Entrevista:O Estado inteligente

quarta-feira, abril 06, 2005

Folha de S.Paulo - Janio de Freitas: Doutrina da marcha à ré- 06/04/2005


O Exército está muito perto de restabelecer, na prática, a "doutrina do inimigo interno", pela qual se orientou, do início da Guerra Fria até mais ou menos a Constituinte de 1988, para a execução discricionária de repressão militar a movimentos sociais reivindicatórios, de protesto, de participação estudantil e quaisquer outros dados como "contrários à ordem".
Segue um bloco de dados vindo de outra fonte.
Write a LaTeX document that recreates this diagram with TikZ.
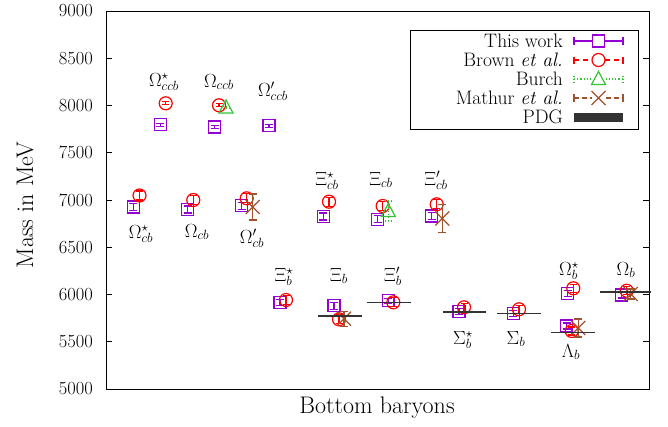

O risco (ou ameaça?) está exposto com toda a clareza na criação da 11ª Brigada de Infantaria Leve -Garantia da Lei da Ordem, acomodada na sigla BIL-GLO, e nas finalidades atribuídas aos seus 7.000 homens postos sob treinamentos especiais, com equipamentos atualíssimos de repressão pública: ação em favelas, de desocupação de terras e contra distúrbios civis. Ou, na elucidação do seu comandante, general Antonio Costa Burgos: "Os movimentos sociais organizados hoje adotam determinadas posturas que vão contra a comunidade de maneira geral". Diz a Constituição que esses são casos para as polícias, só em situações emergenciais admitindo a participação das Forças Armadas.
O Exército baseia a criação da brigada em um decreto de Lula, o 5.261 do ano passado. Poderia apresentar mais um argumento desagradável para os inquietos com a criação da brigada repressora: o Exército está dando resposta à reivindicação do grupo de políticos, classes altas e certos jornalistas do Rio que têm pedido o Exército nas ruas, sempre que a violência da bandidagem se exacerba na cidade. Nem precisaria explicar as saudades e os interesses que movem a maioria daquele grupo.
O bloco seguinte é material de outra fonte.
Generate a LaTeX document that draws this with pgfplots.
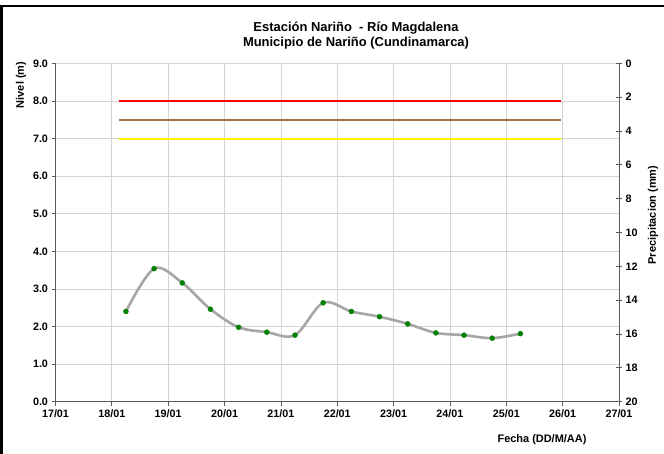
\documentclass[border=0pt]{standalone}
\usepackage{fontspec}
\setmainfont{Liberation Sans}
\usepackage{pgfplots}
\pgfplotsset{compat=1.18}
\definecolor{gridgray}{RGB}{212,212,212}
\definecolor{axisgray}{RGB}{90,90,90}
\definecolor{linegray}{RGB}{166,166,166}
\definecolor{markgreen}{RGB}{0,128,0}
\definecolor{brownline}{RGB}{160,112,64}

% nivel del rio (m), lecturas cada 12 h
\pgfplotstableread{
x y
18.25 2.40
18.75 3.54
19.25 3.16
19.75 2.46
20.25 1.98
20.75 1.85
21.25 1.77
21.75 2.63
22.25 2.40
22.75 2.26
23.25 2.07
23.75 1.83
24.25 1.77
24.75 1.69
25.25 1.81
}\nivel

\begin{document}
\begin{tikzpicture}
\path[use as bounding box] (0,0) rectangle (664bp,454bp);

\begin{axis}[
    at={(55.5bp,52.3bp)}, anchor=south west,
    scale only axis, width=563.5bp, height=338.4bp,
    xmin=17, xmax=27, ymin=0, ymax=9,
    xtick={17,...,27},
    xticklabels={17/01,18/01,19/01,20/01,21/01,22/01,23/01,24/01,25/01,26/01,27/01},
    ytick={0,...,9},
    grid=major,
    grid style={gridgray, line width=0.8bp},
    axis x line*=bottom, axis y line*=left,
    axis line style={axisgray, line width=0.8bp, -},
    tick style={axisgray, line width=0.8bp},
    tick align=outside, major tick length=4bp,
    yticklabel style={/pgf/number format/.cd, fixed, fixed zerofill, precision=1, assume math mode=true},
    ticklabel style={font=\bfseries\fontsize{10.8}{12}\selectfont},
    clip=false,
]
\addplot[red, line width=2bp] coordinates {(18.13,8) (25.97,8)};
\addplot[brownline, line width=2bp] coordinates {(18.13,7.5) (25.97,7.5)};
\addplot[yellow, line width=2bp] coordinates {(18.13,7) (25.97,7)};
\addplot[linegray, line width=2.6bp, smooth, tension=0.55] table {\nivel};
\addplot[only marks, mark=*, mark size=2.5bp, markgreen] table {\nivel};
\end{axis}

\begin{axis}[
    at={(55.5bp,52.3bp)}, anchor=south west,
    scale only axis, width=563.5bp, height=338.4bp,
    xmin=17, xmax=27, ymin=0, ymax=20, y dir=reverse,
    axis x line=none, axis y line*=right,
    axis line style={axisgray, line width=0.8bp, -},
    tick style={axisgray, line width=0.8bp},
    tick align=center, major tick length=6bp,
    ytick={0,2,...,20},
    yticklabel style={/pgf/number format/assume math mode=true},
    ticklabel style={font=\bfseries\fontsize{10.8}{12}\selectfont},
]
\addplot[draw=none] coordinates {(17,0)};
\end{axis}

\node[rotate=90, font=\bfseries\fontsize{11}{13}\selectfont] at (21bp,369bp) {Nivel (m)};
\node[rotate=90, font=\bfseries\fontsize{11}{13}\selectfont] at (653bp,239bp) {Precipitacion (mm)};
\node[font=\bfseries\fontsize{11}{13}\selectfont] at (542bp,14bp) {Fecha (DD/M/AA)};
\node[font=\bfseries\fontsize{13}{15}\selectfont, align=center] at (356bp,418.5bp)
    {Estación Nariño\ \ - Río Magdalena\\Municipio de Nariño (Cundinamarca)};

\draw[line width=2.5bp] (1.25bp,0) -- (1.25bp,448bp) -- (664bp,448bp);
\end{tikzpicture}
\end{document}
Os juristas Fábio Konder Comparato e Dalmo Dallari já apontaram "o desvirtuamento da Constituição" com a criação e os propósitos da brigada de "Garantia da Lei e da Ordem". "No caso dos protestos sociais, não se pode usar o Exército", afirma Comparato por intermédio de Soraya Aggege, que recolheu também as outras declarações para o "Globo". A Anistia Internacional já se manifestou: a novidade "é muito preocupante e muito negativa, põe em risco os direitos humanos. Parece que não leram o projeto do próprio governo para a segurança pública". A Anistia prevê a inclusão da brigada no seu relatório sobre as condições dos direitos humanos no mundo.
Mais importante, porém, do que a criação da brigada, é o que ela reflete. A idéia de democracia, com a sua peculiaridade de absorver as contraposições até torná-las convivências, ainda não está assimilada.
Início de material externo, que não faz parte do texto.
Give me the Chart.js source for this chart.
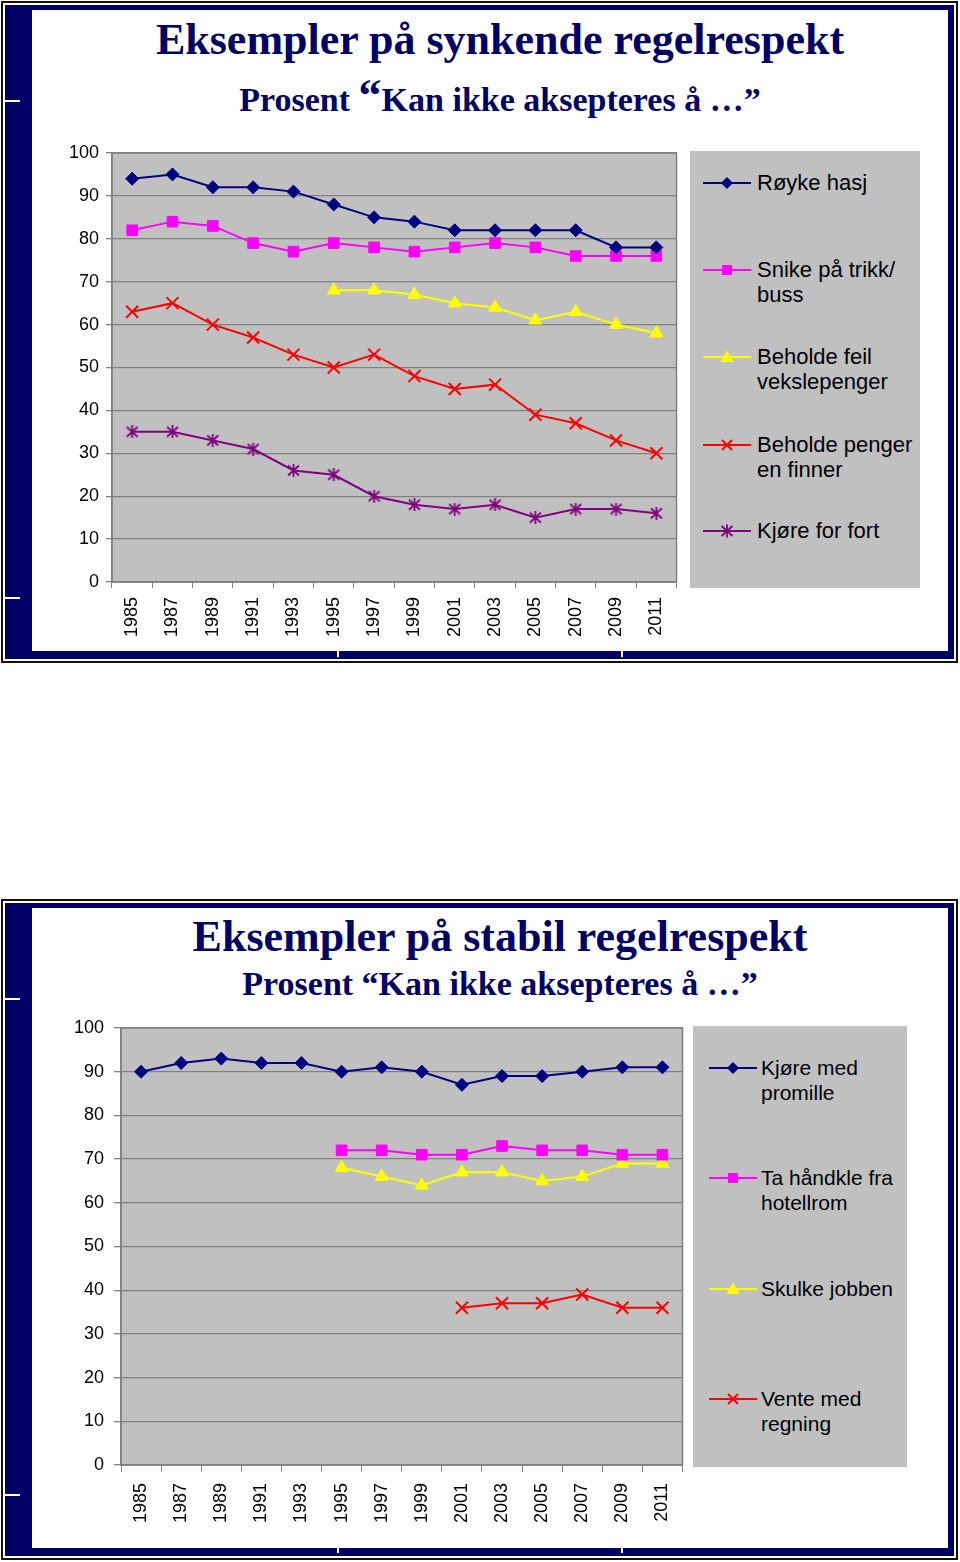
<!DOCTYPE html>
<html>
<head>
<meta charset="utf-8">
<script src="https://cdn.jsdelivr.net/npm/chart.js@4"></script>
<style>
  body { margin: 0; width: 960px; height: 1562px; background: #fff; position: relative; overflow: hidden; font-family: "Liberation Sans", Arial, sans-serif; }
  .frame { position: absolute; left: 1px; width: 957px; box-sizing: border-box; border: 2px solid #111; padding: 2px; background: #fff; }
  .navy { box-sizing: border-box; width: 100%; height: 100%; border-style: solid; border-color: #000066; border-width: 5px 6px 8px 27px; background: #fff; }
  .dash { position: absolute; left: 5px; width: 15px; height: 2px; background: #fff; }
  .notch { position: absolute; width: 2px; height: 6px; background: #fff; }
  .title { position: absolute; left: 100px; width: 800px; text-align: center; color: #000066; font-family: "Liberation Serif", "Times New Roman", serif; font-weight: bold; white-space: nowrap; }
  .t1 { font-size: 44px; line-height: 44px; }
  .t2 { font-size: 34px; line-height: 34px; }
  .chart { position: absolute; }
  .legend { position: absolute; background: #C0C0C0; }
  .entry { position: absolute; }
  .entry svg { position: absolute; left: 0; }
  .entry span { position: absolute; line-height: 25px; color: #000; white-space: nowrap; }
</style>
</head>
<body>

<div class="frame" style="top:1px;height:662px;"><div class="navy"></div></div>
<div class="dash" style="top:100px"></div>
<div class="dash" style="top:597px"></div>
<div class="notch" style="left:337px;top:651px"></div>
<div class="notch" style="left:621px;top:651px"></div>

<div class="title t1" style="top:18px">Eksempler på synkende regelrespekt</div>
<div class="title t2" style="top:79px">Prosent <span style="font-size:46px;line-height:34px">“</span>Kan ikke aksepteres å …”</div>

<canvas id="chart1" class="chart" width="647" height="515" style="left:40px;top:140px"></canvas>
<div id="legend1" class="legend" style="left:690px;top:151px;width:230px;height:437px"></div>

<div class="frame" style="top:899px;height:661px;"><div class="navy"></div></div>
<div style="position:absolute;left:32px;top:904px;width:10px;height:4px;background:#000066"></div>
<div class="dash" style="top:998px"></div>
<div class="dash" style="top:1494px"></div>
<div class="notch" style="left:337px;top:1547px"></div>
<div class="notch" style="left:621px;top:1547px"></div>

<div class="title t1" style="top:915px">Eksempler på stabil regelrespekt</div>
<div class="title t2" style="top:967px">Prosent “Kan ikke aksepteres å …”</div>

<canvas id="chart2" class="chart" width="648" height="535" style="left:45px;top:1014px"></canvas>
<div id="legend2" class="legend" style="left:693px;top:1026px;width:214px;height:441px"></div>

<script>
// --- data ---
const years = ['1985', '1987', '1989', '1991', '1993', '1995', '1997', '1999', '2001', '2003', '2005', '2007', '2009', '2011'];

// chart 1: synkende regelrespekt
const royke = [94, 95, 92, 92, 91, 88, 85, 84, 82, 82, 82, 82, 78, 78];
const snike = [82, 84, 83, 79, 77, 79, 78, 77, 78, 79, 78, 76, 76, 76];
const feil = [null, null, null, null, null, 68, 68, 67, 65, 64, 61, 63, 60, 58];
const penger = [63, 65, 60, 57, 53, 50, 53, 48, 45, 46, 39, 37, 33, 30];
const fort = [35, 35, 33, 31, 26, 25, 20, 18, 17, 18, 15, 17, 17, 16];
const labels1 = ['Røyke hasj', 'Snike på trikk/<br>buss', 'Beholde feil<br>vekslepenger', 'Beholde penger<br>en finner', 'Kjøre for fort'];

// chart 2: stabil regelrespekt
const promille = [90, 92, 93, 92, 92, 90, 91, 90, 87, 89, 89, 90, 91, 91];
const handkle = [null, null, null, null, null, 72, 72, 71, 71, 73, 72, 72, 71, 71];
const skulke = [null, null, null, null, null, 68, 66, 64, 67, 67, 65, 66, 69, 69];
const vente = [null, null, null, null, null, null, null, null, 36, 37, 37, 39, 36, 36];
const labels2 = ['Kjøre med<br>promille', 'Ta håndkle fra<br>hotellrom', 'Skulke jobben', 'Vente med<br>regning'];

const NAVY = '#000080', PINK = '#FF00FF', YELLOW = '#FFFF00', RED = '#FF0000', PURPLE = '#800080';

// asterisk marker (X with a vertical stroke)
function asterisk(color) {
    const c = document.createElement('canvas');
    c.width = 13; c.height = 13;
    const g = c.getContext('2d');
    g.strokeStyle = color;
    g.lineWidth = 1.8;
    g.beginPath();
    g.moveTo(6.5, 0); g.lineTo(6.5, 13);
    g.moveTo(1, 1.5); g.lineTo(12, 11.5);
    g.moveTo(12, 1.5); g.lineTo(1, 11.5);
    g.stroke();
    return c;
}

function series(label, data, color, style, radius) {
    const stroked = style === 'crossRot' || typeof style !== 'string';
    return {
        label: label,
        data: data,
        borderColor: color,
        borderWidth: 2,
        tension: 0,
        fill: false,
        pointStyle: style,
        pointRadius: radius,
        pointBackgroundColor: stroked ? 'transparent' : color,
        pointBorderColor: color,
        pointBorderWidth: stroked ? 2 : 1
    };
}

const plotBox = {
    id: 'plotBox',
    beforeDraw(chart) {
        const { ctx, chartArea: a } = chart;
        ctx.save();
        ctx.fillStyle = '#C0C0C0';
        ctx.fillRect(a.left, a.top, a.right - a.left, a.bottom - a.top);
        ctx.restore();
    },
    beforeDatasetsDraw(chart) {
        const { ctx, chartArea: a } = chart;
        ctx.save();
        ctx.strokeStyle = '#808080';
        ctx.lineWidth = 1.5;
        ctx.strokeRect(a.left, a.top, a.right - a.left, a.bottom - a.top);
        ctx.restore();
    }
};

function renderChart(id, datasets, box) {
    const ctx = document.getElementById(id).getContext('2d');
    return new Chart(ctx, {
        type: 'line',
        data: { labels: years, datasets: datasets },
        options: {
            responsive: false,
            animation: false,
            layout: { padding: { top: box.padTop, right: box.padRight, left: 0, bottom: 0 } },
            plugins: { legend: { display: false }, tooltip: { enabled: false } },
            scales: {
                x: {
                    offset: true,
                    grid: { offset: true, drawOnChartArea: false, color: '#808080', tickLength: box.xTick },
                    border: { color: '#808080', width: 1.5 },
                    ticks: {
                        color: '#000',
                        font: { family: 'Liberation Sans', size: 18 },
                        minRotation: 90,
                        maxRotation: 90,
                        padding: box.xPad,
                        autoSkip: false
                    },
                    afterFit: s => { s.height = box.xHeight; s.paddingLeft = 0; s.paddingRight = 0; }
                },
                y: {
                    min: 0,
                    max: 100,
                    grid: { color: '#808080', lineWidth: 1.3, tickLength: box.yTick },
                    border: { color: '#808080', width: 1.5 },
                    ticks: {
                        stepSize: 10,
                        color: '#000',
                        font: { family: 'Liberation Sans', size: 18 },
                        padding: box.yPad
                    },
                    afterFit: s => { s.width = box.yWidth; s.paddingTop = 0; s.paddingBottom = 0; }
                }
            }
        },
        plugins: [plotBox]
    });
}

// legend swatches, same marks as in the plot
function swatch(color, kind) {
    let mark = '';
    if (kind === 'diamond') mark = `<polygon points="24,2 30,8 24,14 18,8" fill="${color}"/>`;
    if (kind === 'square') mark = `<rect x="19" y="3" width="10" height="10" fill="${color}"/>`;
    if (kind === 'triangle') mark = `<polygon points="24,1.5 30.5,13 17.5,13" fill="${color}"/>`;
    if (kind === 'cross') mark = `<path d="M19,3 L29,13 M29,3 L19,13" stroke="${color}" stroke-width="2"/>`;
    if (kind === 'star') mark = `<path d="M24,1.5 L24,14.5 M18.5,3 L29.5,13 M29.5,3 L18.5,13" stroke="${color}" stroke-width="1.8"/>`;
    return `<svg width="48" height="16" viewBox="0 0 48 16" style="top:-8px"><line x1="0" y1="8" x2="48" y2="8" stroke="${color}" stroke-width="2"/>${mark}</svg>`;
}

function buildLegend(id, labels, colors, kinds, tops, lineX, textX, fontSize) {
    const el = document.getElementById(id);
    labels.forEach((txt, i) => {
        const row = document.createElement('div');
        row.className = 'entry';
        row.style.left = lineX + 'px';
        row.style.top = tops[i] + 'px';
        row.innerHTML = swatch(colors[i], kinds[i]) +
            `<span style="left:${textX - lineX}px;top:-13px;font-size:${fontSize}px">${txt}</span>`;
        el.appendChild(row);
    });
}

renderChart('chart1', [
    series(labels1[0], royke, NAVY, 'rectRot', 6.5),
    series(labels1[1], snike, PINK, 'rect', 7.5),
    series(labels1[2], feil, YELLOW, 'triangle', 7.5),
    series(labels1[3], penger, RED, 'crossRot', 8.5),
    series(labels1[4], fort, PURPLE, asterisk(PURPLE), 6)
], { padTop: 13, padRight: 4, xHeight: 73, yWidth: 72, xTick: 6, xPad: 9, yTick: 6, yPad: 7 });

renderChart('chart2', [
    series(labels2[0], promille, NAVY, 'rectRot', 6.5),
    series(labels2[1], handkle, PINK, 'rect', 7.5),
    series(labels2[2], skulke, YELLOW, 'triangle', 7.5),
    series(labels2[3], vente, RED, 'crossRot', 8.5)
], { padTop: 14, padRight: 4, xHeight: 84, yWidth: 76, xTick: 7, xPad: 11, yTick: 7, yPad: 10 });

buildLegend('legend1', labels1, [NAVY, PINK, YELLOW, RED, PURPLE],
    ['diamond', 'square', 'triangle', 'cross', 'star'], [32, 119, 206, 294, 380], 13, 67, 22);
buildLegend('legend2', labels2, [NAVY, PINK, YELLOW, RED],
    ['diamond', 'square', 'triangle', 'cross'], [42, 152, 263, 373], 16, 68, 21);
</script>
</body>
</html>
Pensar em repressão militar para manifestações civis, já passíveis da ação policial se exorbitantes, é estar ainda aquém dos domínios da Constituição democrática.
Assim sendo, não se prevê quando a brigada em treinamento terá o seu primeiro ato de repressão militar, mas pode-se prever que, feito o primeiro, dificilmente se evitarão que os subseqüentes sejam incontroláveis. Até onde?